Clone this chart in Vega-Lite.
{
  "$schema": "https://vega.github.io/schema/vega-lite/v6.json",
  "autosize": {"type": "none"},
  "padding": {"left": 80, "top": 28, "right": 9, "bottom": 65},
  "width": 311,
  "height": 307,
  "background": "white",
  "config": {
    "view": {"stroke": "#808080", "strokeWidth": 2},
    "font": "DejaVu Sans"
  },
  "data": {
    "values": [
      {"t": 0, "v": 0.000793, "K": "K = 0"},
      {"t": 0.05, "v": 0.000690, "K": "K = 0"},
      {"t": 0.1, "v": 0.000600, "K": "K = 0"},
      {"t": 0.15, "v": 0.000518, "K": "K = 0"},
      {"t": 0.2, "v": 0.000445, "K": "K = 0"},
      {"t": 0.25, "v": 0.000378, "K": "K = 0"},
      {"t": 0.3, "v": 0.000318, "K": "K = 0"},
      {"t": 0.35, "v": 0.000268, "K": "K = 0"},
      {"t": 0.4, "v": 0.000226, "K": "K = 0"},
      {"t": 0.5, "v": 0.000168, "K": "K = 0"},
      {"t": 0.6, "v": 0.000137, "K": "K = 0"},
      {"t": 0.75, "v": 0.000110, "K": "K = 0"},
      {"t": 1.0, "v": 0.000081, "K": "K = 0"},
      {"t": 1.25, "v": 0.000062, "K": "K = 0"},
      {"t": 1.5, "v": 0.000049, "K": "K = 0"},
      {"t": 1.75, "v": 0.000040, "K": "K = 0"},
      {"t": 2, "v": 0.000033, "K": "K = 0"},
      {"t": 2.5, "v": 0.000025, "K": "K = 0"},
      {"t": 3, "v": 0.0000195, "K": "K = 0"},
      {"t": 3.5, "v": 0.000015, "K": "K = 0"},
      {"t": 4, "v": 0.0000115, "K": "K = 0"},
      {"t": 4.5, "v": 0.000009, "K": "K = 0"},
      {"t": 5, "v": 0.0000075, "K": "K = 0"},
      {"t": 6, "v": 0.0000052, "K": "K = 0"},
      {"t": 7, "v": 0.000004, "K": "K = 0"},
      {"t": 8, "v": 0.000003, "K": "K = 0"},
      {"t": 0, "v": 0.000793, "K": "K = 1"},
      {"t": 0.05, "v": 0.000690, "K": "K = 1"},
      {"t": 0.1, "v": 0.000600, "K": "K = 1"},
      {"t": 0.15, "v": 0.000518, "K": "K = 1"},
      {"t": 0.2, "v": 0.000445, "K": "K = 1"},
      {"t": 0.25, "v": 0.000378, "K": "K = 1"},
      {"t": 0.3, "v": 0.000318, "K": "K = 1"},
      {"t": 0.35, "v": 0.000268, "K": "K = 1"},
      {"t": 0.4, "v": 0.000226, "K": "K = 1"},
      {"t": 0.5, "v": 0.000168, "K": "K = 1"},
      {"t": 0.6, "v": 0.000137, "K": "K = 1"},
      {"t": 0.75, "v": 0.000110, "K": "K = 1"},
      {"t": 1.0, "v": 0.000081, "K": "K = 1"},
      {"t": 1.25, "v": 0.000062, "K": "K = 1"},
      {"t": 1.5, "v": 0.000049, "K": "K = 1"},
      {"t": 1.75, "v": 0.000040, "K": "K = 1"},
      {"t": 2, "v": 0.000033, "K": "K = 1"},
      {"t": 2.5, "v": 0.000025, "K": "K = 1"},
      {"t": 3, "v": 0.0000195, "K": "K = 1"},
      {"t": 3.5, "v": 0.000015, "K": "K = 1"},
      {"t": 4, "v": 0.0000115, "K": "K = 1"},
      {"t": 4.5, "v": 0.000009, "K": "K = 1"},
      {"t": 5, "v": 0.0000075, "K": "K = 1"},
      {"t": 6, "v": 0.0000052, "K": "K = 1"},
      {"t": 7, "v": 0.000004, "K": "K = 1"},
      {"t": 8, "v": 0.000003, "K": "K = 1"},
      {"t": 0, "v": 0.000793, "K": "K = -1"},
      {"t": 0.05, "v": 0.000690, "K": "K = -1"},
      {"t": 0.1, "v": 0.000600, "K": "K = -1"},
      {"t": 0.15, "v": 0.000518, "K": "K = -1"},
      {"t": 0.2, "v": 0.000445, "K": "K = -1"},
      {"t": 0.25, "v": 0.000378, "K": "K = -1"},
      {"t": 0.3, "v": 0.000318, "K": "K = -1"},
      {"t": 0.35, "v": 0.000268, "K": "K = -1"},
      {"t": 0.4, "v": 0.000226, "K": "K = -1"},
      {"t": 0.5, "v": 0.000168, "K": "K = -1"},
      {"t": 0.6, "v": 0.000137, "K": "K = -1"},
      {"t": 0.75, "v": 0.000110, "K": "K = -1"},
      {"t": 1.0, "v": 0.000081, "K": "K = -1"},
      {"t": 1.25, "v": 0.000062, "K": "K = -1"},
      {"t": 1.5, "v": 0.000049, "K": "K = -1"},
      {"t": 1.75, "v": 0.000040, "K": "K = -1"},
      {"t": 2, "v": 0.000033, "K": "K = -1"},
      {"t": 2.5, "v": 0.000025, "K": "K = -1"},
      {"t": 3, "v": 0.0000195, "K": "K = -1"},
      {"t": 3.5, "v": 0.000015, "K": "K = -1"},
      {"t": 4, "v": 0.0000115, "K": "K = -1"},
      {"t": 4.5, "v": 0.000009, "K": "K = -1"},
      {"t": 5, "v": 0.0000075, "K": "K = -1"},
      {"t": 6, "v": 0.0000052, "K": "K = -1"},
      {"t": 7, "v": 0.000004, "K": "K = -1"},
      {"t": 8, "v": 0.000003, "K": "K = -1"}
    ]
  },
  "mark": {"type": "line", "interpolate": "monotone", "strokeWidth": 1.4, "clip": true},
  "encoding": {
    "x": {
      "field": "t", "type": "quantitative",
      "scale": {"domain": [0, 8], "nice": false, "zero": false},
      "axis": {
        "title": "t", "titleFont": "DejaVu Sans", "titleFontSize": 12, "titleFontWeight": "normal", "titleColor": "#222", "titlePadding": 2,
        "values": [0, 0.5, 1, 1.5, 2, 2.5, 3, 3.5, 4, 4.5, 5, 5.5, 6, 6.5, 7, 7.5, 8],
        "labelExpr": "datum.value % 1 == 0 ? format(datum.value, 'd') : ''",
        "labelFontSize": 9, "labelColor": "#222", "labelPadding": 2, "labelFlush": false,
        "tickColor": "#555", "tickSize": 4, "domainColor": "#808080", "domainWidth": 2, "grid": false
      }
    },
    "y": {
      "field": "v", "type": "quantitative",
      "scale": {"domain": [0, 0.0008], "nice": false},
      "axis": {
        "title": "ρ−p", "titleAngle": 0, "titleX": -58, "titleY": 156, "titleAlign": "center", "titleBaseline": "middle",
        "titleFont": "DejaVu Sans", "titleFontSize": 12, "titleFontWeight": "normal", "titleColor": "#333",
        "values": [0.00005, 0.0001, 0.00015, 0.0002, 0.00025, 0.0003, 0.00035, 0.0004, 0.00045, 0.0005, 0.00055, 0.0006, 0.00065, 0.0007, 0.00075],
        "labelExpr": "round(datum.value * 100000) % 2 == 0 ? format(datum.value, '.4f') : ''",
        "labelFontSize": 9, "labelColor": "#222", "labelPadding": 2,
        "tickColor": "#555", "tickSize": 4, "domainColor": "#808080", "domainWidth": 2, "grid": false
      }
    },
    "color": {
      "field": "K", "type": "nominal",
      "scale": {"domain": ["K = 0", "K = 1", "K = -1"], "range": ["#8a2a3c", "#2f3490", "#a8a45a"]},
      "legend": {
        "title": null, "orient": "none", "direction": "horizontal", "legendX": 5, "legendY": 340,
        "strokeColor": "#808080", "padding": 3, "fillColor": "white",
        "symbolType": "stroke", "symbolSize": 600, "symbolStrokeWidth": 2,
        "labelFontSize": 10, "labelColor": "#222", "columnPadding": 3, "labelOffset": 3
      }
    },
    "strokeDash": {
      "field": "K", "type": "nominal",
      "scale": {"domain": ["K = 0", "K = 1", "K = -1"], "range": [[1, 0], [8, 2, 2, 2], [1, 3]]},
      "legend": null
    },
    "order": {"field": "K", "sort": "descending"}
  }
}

---

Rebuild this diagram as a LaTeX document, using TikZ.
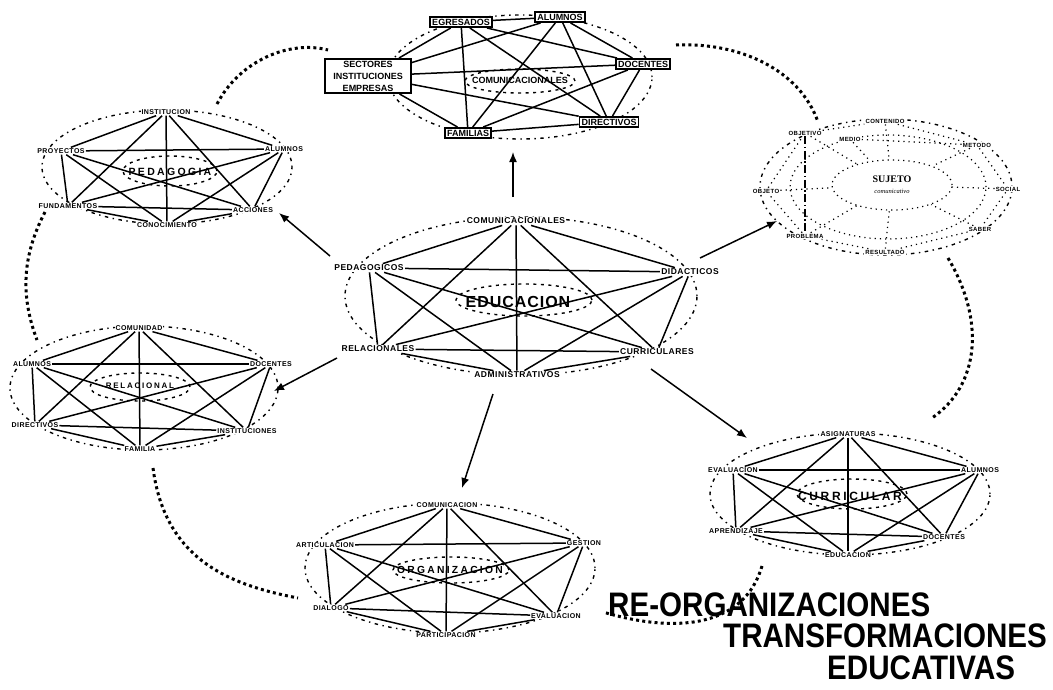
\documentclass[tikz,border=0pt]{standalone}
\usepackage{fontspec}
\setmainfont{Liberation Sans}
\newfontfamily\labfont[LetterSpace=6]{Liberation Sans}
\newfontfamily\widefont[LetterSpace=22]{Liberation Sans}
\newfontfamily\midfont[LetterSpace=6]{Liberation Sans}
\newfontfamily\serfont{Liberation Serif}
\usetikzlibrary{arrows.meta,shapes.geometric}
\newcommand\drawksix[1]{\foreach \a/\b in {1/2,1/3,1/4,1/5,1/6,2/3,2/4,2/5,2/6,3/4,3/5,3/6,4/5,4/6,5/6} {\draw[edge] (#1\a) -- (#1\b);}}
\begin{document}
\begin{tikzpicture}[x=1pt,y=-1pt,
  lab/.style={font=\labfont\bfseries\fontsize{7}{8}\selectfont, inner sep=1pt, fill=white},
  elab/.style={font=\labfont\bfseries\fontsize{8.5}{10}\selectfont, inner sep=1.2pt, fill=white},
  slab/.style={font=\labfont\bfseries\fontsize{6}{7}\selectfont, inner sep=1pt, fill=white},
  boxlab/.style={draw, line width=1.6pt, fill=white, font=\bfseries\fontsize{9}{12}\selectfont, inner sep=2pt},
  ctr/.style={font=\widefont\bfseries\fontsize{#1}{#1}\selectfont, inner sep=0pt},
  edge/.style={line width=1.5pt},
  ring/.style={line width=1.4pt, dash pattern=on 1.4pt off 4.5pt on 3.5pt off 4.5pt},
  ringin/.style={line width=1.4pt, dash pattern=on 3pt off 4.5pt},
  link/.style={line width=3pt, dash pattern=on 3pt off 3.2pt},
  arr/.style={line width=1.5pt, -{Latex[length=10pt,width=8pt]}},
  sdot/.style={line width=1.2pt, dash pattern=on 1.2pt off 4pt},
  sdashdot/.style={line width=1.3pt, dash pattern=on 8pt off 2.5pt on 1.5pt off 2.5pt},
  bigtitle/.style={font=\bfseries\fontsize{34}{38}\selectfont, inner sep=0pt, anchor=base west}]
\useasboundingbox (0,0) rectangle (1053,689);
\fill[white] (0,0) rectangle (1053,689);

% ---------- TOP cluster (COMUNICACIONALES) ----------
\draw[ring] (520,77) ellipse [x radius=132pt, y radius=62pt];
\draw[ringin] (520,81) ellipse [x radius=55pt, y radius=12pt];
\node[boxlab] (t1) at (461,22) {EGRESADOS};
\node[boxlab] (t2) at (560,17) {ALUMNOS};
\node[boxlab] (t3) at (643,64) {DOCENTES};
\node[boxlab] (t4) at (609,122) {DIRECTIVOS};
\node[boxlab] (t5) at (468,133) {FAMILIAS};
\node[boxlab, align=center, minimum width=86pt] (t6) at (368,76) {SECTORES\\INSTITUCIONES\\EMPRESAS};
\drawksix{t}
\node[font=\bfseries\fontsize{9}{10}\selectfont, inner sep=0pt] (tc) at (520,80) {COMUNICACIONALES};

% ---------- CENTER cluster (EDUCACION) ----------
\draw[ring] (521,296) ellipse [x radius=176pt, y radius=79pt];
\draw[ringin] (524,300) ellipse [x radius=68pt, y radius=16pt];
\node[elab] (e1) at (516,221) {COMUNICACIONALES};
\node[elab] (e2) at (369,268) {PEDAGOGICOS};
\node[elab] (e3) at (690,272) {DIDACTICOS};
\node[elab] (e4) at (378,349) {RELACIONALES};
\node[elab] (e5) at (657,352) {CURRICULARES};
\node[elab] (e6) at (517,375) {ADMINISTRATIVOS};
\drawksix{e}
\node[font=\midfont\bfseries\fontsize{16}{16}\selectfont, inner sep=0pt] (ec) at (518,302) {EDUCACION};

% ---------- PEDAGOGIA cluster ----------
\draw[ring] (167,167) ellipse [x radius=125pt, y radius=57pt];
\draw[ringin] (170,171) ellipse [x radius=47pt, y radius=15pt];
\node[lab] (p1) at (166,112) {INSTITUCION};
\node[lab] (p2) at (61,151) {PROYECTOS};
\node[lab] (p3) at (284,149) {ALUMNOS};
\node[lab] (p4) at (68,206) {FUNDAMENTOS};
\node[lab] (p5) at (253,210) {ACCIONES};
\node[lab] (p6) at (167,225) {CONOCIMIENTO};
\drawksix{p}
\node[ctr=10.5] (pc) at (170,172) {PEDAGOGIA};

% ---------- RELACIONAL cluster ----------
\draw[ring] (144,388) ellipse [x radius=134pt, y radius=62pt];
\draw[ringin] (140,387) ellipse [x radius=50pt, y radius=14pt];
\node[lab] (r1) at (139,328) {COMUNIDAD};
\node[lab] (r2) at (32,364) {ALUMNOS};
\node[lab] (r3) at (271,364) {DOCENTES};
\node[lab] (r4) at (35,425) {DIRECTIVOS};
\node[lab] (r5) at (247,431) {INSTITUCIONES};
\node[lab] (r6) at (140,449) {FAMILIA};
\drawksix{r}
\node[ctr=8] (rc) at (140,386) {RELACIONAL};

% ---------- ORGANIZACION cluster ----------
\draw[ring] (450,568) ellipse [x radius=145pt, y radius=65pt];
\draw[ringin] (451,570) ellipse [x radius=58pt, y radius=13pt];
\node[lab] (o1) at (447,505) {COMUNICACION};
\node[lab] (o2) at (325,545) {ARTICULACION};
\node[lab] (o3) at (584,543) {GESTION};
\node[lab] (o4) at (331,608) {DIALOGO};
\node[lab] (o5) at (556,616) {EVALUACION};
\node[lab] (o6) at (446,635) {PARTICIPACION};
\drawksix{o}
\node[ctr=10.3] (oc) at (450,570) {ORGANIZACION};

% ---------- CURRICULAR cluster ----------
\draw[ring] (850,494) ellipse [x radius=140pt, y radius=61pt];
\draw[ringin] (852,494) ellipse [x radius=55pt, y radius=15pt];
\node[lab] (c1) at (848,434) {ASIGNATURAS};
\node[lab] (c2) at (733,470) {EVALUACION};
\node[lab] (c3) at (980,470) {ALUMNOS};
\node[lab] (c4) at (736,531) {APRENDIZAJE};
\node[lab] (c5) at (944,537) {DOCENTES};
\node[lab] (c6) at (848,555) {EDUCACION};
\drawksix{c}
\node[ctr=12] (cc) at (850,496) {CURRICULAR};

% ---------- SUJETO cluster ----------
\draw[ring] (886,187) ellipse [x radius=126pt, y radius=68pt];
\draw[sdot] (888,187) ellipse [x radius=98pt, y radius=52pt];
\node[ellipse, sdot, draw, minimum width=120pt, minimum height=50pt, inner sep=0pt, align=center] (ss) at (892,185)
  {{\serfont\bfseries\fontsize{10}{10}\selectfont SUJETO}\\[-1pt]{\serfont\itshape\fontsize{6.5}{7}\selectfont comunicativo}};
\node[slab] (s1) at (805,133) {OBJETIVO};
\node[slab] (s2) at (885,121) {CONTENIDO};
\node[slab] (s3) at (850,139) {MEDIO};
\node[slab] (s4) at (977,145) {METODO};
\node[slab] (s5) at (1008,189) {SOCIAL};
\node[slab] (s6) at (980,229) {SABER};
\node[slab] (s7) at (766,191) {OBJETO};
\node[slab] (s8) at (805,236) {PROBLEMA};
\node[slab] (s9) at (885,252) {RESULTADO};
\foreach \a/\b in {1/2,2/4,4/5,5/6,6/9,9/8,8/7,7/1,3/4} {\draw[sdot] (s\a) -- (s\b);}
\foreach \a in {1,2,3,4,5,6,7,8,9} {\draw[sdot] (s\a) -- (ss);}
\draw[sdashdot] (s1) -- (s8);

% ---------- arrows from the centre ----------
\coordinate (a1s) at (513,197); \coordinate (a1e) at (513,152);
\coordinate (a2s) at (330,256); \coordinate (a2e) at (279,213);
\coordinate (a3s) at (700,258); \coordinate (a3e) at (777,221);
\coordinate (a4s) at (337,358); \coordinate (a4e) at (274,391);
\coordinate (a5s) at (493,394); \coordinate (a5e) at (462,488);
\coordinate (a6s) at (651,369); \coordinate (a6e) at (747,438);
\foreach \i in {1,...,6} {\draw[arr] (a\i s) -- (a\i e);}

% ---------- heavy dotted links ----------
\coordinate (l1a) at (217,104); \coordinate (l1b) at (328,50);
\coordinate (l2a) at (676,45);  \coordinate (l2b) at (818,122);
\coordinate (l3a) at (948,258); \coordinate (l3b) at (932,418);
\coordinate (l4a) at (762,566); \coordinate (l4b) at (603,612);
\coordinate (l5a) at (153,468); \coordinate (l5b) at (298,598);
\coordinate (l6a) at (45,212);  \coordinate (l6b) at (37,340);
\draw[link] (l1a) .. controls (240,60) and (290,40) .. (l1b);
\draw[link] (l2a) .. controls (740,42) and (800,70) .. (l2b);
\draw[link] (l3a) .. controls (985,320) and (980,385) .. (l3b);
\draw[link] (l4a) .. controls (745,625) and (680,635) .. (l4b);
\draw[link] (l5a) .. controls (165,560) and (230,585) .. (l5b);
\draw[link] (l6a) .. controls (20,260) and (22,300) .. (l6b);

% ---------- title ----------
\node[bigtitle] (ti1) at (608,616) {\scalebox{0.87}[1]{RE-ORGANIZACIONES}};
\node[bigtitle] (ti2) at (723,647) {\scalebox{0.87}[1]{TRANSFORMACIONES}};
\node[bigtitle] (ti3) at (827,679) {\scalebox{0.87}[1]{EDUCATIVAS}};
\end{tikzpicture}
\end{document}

* * *

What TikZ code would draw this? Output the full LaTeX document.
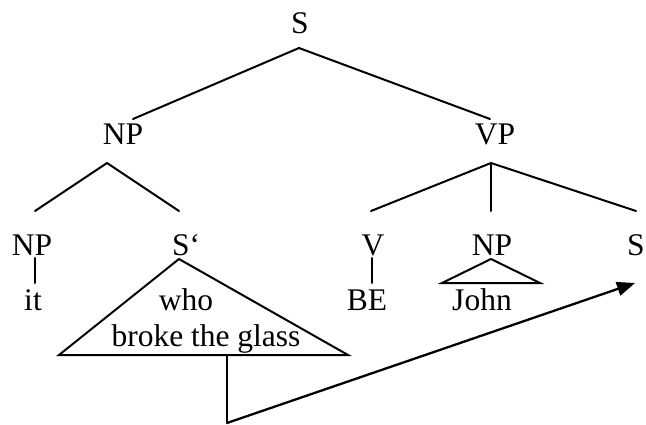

— Problem description —
Keep only the lines that hold the string "this", and copy them out.

— Response —
Clone this chart in Vega-Lite.
Rebuild this diagram as a LaTeX document, using TikZ.
What TikZ code would draw this? Output the full LaTeX document.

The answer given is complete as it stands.